• What you will do: The material below contains a line with "Rebuild this chart" and a line with "19, 12, 8, 5];". Copy exactly those two lines and all lines between them.

• Materials provided:
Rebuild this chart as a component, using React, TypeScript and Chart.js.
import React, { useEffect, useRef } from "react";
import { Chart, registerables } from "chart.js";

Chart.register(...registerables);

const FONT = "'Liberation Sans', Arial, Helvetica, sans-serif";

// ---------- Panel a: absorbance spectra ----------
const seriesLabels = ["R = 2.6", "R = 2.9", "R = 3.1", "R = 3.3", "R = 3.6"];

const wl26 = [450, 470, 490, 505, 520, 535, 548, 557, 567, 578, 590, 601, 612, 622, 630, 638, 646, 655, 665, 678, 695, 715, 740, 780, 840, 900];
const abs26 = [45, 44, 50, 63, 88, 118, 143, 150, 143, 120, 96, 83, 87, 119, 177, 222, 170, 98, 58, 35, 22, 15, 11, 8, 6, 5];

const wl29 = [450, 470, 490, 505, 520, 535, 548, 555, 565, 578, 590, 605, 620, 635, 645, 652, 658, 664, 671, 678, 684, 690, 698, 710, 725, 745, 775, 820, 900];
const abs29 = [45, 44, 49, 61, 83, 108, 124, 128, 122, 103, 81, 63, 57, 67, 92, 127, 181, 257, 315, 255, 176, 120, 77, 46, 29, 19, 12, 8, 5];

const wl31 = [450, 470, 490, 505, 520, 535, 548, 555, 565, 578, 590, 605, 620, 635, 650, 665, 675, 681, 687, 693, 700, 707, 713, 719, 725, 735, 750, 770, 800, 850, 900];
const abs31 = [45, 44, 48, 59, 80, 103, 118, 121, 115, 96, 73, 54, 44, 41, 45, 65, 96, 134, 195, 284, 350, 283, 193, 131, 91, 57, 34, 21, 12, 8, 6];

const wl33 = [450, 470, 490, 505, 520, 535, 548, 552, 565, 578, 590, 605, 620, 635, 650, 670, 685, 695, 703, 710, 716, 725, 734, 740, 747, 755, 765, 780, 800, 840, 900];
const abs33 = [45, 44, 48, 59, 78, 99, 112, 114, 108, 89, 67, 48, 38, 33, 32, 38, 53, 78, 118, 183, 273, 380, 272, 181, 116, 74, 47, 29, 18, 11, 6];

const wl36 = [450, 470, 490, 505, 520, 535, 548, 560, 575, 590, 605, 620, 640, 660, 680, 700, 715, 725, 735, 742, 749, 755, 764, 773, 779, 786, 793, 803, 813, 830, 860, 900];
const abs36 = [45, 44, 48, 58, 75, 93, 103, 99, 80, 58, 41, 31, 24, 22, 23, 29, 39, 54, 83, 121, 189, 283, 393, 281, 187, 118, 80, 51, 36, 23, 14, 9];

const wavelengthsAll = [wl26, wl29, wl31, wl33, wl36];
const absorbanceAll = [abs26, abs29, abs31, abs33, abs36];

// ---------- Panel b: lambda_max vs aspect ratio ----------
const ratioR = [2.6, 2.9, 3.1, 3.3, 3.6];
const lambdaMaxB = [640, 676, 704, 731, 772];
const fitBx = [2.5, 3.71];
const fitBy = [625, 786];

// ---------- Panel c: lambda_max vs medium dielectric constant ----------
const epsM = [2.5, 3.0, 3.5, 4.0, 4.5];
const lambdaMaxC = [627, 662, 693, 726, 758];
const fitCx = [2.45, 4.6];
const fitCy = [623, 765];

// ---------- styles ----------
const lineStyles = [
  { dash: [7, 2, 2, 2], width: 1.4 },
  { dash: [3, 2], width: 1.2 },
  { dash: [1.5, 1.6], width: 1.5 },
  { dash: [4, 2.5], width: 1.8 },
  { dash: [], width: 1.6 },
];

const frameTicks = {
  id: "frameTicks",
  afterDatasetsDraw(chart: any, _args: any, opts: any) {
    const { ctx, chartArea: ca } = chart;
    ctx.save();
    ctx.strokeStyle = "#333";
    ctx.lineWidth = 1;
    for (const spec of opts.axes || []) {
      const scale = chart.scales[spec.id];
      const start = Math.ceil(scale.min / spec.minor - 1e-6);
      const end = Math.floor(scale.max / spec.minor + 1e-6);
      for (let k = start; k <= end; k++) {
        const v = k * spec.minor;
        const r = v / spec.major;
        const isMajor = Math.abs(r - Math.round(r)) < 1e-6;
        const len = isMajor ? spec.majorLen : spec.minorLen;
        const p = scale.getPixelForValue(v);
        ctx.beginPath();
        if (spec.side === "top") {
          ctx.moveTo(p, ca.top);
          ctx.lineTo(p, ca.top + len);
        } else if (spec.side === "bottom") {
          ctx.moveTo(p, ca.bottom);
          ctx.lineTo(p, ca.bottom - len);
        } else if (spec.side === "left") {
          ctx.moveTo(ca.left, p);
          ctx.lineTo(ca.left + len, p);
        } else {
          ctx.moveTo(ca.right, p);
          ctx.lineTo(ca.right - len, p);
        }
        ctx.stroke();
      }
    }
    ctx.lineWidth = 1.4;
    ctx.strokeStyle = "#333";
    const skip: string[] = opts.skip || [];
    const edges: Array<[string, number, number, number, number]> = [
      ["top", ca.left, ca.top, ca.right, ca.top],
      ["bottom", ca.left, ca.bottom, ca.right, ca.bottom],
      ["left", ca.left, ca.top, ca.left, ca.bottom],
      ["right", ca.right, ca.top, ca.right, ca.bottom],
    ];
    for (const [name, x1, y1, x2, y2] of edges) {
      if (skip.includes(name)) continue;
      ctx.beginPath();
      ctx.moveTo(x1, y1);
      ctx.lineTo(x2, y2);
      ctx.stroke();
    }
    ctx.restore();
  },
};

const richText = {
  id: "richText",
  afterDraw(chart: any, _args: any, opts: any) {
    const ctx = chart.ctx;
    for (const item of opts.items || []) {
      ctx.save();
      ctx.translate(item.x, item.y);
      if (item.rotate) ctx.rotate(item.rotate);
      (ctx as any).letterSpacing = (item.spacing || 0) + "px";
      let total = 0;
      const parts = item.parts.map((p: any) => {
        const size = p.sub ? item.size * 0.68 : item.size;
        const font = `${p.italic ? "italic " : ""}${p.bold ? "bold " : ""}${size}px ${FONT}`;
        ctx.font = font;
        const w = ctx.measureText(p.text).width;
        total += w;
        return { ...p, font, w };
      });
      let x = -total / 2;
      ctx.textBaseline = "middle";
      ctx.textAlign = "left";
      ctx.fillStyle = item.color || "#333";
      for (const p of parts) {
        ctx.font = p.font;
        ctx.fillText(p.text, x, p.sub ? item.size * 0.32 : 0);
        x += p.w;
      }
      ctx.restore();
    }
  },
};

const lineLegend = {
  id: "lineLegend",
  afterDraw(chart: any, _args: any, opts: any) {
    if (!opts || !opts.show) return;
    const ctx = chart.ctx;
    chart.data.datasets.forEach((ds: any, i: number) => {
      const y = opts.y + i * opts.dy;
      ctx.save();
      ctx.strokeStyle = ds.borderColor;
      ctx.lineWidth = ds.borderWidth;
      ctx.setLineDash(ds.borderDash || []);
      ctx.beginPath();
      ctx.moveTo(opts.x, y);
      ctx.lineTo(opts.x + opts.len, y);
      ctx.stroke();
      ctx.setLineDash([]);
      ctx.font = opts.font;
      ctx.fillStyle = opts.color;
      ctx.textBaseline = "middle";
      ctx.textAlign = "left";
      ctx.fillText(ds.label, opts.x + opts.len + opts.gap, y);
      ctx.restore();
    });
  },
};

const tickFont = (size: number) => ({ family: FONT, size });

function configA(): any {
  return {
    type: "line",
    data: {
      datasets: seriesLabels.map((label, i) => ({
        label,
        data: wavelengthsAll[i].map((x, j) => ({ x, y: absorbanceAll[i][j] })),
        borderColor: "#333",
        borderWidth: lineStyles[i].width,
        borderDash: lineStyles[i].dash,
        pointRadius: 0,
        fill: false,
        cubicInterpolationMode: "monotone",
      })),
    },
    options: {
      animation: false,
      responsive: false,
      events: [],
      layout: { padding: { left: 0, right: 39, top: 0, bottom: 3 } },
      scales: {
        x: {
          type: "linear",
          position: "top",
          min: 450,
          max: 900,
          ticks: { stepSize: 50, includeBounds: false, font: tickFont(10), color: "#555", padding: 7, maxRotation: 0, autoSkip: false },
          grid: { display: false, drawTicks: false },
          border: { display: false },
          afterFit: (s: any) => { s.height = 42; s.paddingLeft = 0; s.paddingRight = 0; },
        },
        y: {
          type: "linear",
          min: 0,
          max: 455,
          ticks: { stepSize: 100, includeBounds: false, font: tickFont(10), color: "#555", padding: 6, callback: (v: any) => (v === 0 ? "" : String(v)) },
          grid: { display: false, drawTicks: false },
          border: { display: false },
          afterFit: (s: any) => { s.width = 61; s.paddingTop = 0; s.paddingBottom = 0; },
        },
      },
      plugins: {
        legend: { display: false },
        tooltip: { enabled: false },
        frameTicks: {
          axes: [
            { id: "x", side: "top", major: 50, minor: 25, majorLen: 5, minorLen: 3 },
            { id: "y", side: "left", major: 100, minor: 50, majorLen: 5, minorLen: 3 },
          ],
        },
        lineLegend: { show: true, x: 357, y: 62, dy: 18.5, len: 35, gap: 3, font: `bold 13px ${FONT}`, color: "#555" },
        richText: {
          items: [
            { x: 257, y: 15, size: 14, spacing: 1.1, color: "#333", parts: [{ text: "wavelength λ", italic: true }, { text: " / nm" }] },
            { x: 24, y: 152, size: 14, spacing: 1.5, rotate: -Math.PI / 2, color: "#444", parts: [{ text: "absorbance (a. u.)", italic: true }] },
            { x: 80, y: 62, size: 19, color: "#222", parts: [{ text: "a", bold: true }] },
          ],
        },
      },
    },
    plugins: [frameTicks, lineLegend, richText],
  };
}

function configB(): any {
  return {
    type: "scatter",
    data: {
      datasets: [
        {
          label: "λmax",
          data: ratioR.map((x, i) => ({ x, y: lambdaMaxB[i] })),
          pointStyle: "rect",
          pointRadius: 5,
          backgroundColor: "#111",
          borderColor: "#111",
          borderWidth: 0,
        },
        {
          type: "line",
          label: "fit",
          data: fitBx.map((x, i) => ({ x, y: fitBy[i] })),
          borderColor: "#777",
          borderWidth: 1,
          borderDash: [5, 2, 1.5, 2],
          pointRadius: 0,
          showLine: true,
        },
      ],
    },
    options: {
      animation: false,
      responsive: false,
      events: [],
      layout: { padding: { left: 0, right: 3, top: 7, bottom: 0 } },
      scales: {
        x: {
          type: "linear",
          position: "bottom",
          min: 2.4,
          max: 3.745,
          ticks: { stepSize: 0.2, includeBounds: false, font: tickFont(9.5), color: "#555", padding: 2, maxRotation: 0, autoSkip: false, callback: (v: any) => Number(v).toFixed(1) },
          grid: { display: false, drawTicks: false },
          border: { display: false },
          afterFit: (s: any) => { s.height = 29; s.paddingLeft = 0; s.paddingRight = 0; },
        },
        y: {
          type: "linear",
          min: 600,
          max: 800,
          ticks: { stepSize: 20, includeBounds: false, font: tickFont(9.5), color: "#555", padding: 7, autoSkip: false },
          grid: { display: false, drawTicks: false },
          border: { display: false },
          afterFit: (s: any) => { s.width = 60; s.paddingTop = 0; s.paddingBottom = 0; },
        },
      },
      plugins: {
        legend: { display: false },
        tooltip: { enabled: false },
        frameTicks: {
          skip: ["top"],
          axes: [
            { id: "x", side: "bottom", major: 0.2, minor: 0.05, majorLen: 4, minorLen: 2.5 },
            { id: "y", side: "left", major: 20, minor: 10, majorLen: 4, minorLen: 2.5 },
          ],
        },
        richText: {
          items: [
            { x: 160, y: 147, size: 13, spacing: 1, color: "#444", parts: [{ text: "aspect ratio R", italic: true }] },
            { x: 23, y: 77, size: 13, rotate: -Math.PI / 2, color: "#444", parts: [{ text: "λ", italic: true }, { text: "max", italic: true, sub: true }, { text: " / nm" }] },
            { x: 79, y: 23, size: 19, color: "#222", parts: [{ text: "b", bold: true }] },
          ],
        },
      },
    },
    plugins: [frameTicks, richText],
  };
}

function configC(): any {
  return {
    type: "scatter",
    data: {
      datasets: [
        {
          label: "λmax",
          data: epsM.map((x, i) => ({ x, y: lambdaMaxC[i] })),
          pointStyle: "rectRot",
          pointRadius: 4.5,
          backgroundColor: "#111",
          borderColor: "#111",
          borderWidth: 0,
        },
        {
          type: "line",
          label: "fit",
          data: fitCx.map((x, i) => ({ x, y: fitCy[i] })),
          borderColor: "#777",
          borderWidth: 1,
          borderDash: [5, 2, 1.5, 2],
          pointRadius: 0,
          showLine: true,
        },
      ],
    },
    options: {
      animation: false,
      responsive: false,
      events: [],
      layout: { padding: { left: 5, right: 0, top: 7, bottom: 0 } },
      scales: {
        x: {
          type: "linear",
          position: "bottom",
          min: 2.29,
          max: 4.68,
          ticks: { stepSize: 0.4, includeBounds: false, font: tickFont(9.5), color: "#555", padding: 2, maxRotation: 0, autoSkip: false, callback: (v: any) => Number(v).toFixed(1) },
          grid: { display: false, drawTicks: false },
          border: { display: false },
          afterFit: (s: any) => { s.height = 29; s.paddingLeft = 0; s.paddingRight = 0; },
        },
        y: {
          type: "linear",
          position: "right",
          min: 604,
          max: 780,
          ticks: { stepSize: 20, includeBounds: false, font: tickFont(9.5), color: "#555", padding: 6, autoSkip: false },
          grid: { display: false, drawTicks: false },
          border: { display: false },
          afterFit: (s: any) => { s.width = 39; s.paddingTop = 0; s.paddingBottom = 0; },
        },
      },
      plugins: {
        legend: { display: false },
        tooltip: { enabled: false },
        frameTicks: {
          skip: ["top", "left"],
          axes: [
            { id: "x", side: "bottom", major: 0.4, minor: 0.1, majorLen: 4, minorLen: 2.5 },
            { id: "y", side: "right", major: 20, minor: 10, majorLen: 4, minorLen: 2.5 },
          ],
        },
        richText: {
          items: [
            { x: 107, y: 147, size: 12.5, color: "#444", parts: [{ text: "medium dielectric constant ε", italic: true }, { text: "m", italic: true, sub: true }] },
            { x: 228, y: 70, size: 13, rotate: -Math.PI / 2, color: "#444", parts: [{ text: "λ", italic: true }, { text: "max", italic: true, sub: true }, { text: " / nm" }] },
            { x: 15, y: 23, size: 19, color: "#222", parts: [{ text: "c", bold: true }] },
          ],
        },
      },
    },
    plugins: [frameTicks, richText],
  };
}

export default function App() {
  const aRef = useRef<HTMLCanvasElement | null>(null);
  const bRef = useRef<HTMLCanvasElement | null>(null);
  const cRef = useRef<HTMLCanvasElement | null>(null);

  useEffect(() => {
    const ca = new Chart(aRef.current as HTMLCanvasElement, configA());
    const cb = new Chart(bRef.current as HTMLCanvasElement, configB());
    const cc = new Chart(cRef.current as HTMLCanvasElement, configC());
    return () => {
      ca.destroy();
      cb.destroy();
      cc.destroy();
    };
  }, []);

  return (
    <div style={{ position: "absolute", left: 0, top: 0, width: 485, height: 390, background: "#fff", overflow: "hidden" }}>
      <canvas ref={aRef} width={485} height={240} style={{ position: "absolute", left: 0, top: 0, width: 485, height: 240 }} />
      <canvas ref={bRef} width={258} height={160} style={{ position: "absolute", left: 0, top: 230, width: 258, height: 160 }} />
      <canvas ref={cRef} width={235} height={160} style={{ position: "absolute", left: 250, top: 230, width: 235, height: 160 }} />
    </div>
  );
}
...
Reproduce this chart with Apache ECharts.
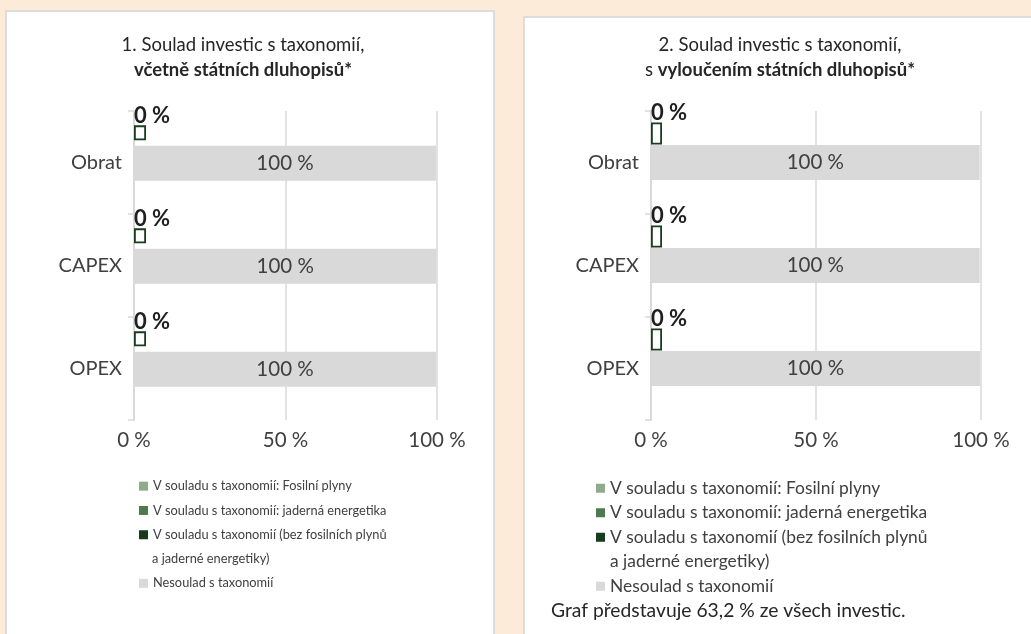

• Expected output:
Rebuild this chart as a component, using React, TypeScript and Chart.js.
import React, { useEffect, useRef } from "react";
import { Chart, registerables } from "chart.js";

Chart.register(...registerables);

const FONT = "'Liberation Sans', Arial, Helvetica, sans-serif";

// ---------- Panel a: absorbance spectra ----------
const seriesLabels = ["R = 2.6", "R = 2.9", "R = 3.1", "R = 3.3", "R = 3.6"];

const wl26 = [450, 470, 490, 505, 520, 535, 548, 557, 567, 578, 590, 601, 612, 622, 630, 638, 646, 655, 665, 678, 695, 715, 740, 780, 840, 900];
const abs26 = [45, 44, 50, 63, 88, 118, 143, 150, 143, 120, 96, 83, 87, 119, 177, 222, 170, 98, 58, 35, 22, 15, 11, 8, 6, 5];

const wl29 = [450, 470, 490, 505, 520, 535, 548, 555, 565, 578, 590, 605, 620, 635, 645, 652, 658, 664, 671, 678, 684, 690, 698, 710, 725, 745, 775, 820, 900];
const abs29 = [45, 44, 49, 61, 83, 108, 124, 128, 122, 103, 81, 63, 57, 67, 92, 127, 181, 257, 315, 255, 176, 120, 77, 46, 29, 19, 12, 8, 5];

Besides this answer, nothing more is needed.